Harvard Forest >

Harvard Forest Symposium Abstract 2017

  • Title: Collecting and Visualizing Data Provenance in R
  • Primary Author: Emery Boose (Harvard Forest)
  • Additional Authors: Aaron Ellison (Harvard Forest); Elizabeth Fong (Mount Holyoke College); Matthew Lau (Harvard Forest); Barbara Lerner (Mount Holyoke College); Thomas Pasquier (Harvard University); Margo Seltzer (Harvard University)
  • Abstract:

    Many scientific journals now require that authors publish the data and scripts (if any) used to support their results. But that may not be sufficient to fully understand and replicate a data analysis. It may not be possible, for example, to understand or execute the original script because the documentation is inadequate or because compatible libraries are no longer available, or to replicate inputs that were generated at run time, such as data downloaded from the web. A solution to this problem lies in data provenance, the precise history of a digital artifact from the point of its creation to its present state. But since few (if any) workflow or scripting environments capture data provenance, it has had little impact to date on improving the transparency, reliability, and reproducibility of scientific results.

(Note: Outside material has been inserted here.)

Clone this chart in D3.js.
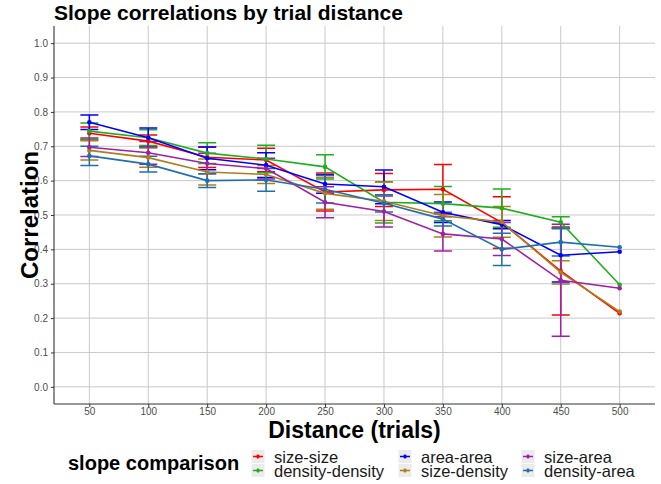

    In this project we are developing software tools to make data provenance available to users of the R statistical language, which is widely used by ecologists and environmental scientists for data analysis and visualization. Our tools include RDataTracker, an R package that collects data provenance in the form of a Data Derivation Graph (or DDG), and DDG Explorer, a separate tool used to visualize and query the resulting DDG. These tools automatically capture data provenance as an R script executes and allow the user to query the resulting DDG in various ways, e.g. to see how a particular data value was derived or used or what lines of source code correspond to a particular step. The ultimate goal of our project is to provide an end-to-end system that integrates provenance tools for R, Python, and operating systems in a common framework with common tools.

    Recent improvements include:

    1. Users can now execute an R script one line at a time, or set breakpoints to pause execution, and view the resulting DDG. This feature provides strong support for script debugging because one can inspect all the data values and steps up to the point where execution was paused, removing the need to insert print statements and rerun the script. It also ensures that the user sees the correct intermediate values for that particular execution of the script.

    2. Data provenance is now captured for statements inside control constructs (if-else, for, while, and repeat). This feature greatly increases the information collected for many scripts. By examining the DDG, one can see at a glance which branch of an if-else statement was executed or how many times a loop was run.

    3. Information about sourced scripts and installed R packages (with version numbers) is now collected. This information is essential for trying to repeat a data analysis in an environment that closely matches the original environment.

    4. Data provenance is now collected for RMarkdown scripts. Annotations in the RMarkdown script are used to create expandable and collapsible sections in the DDG.

    All project software is available for download from Github (http://github.com/End-to-end-provenance) and major releases are included in dataset HF091.

  • Research Category: Ecological Informatics and Modelling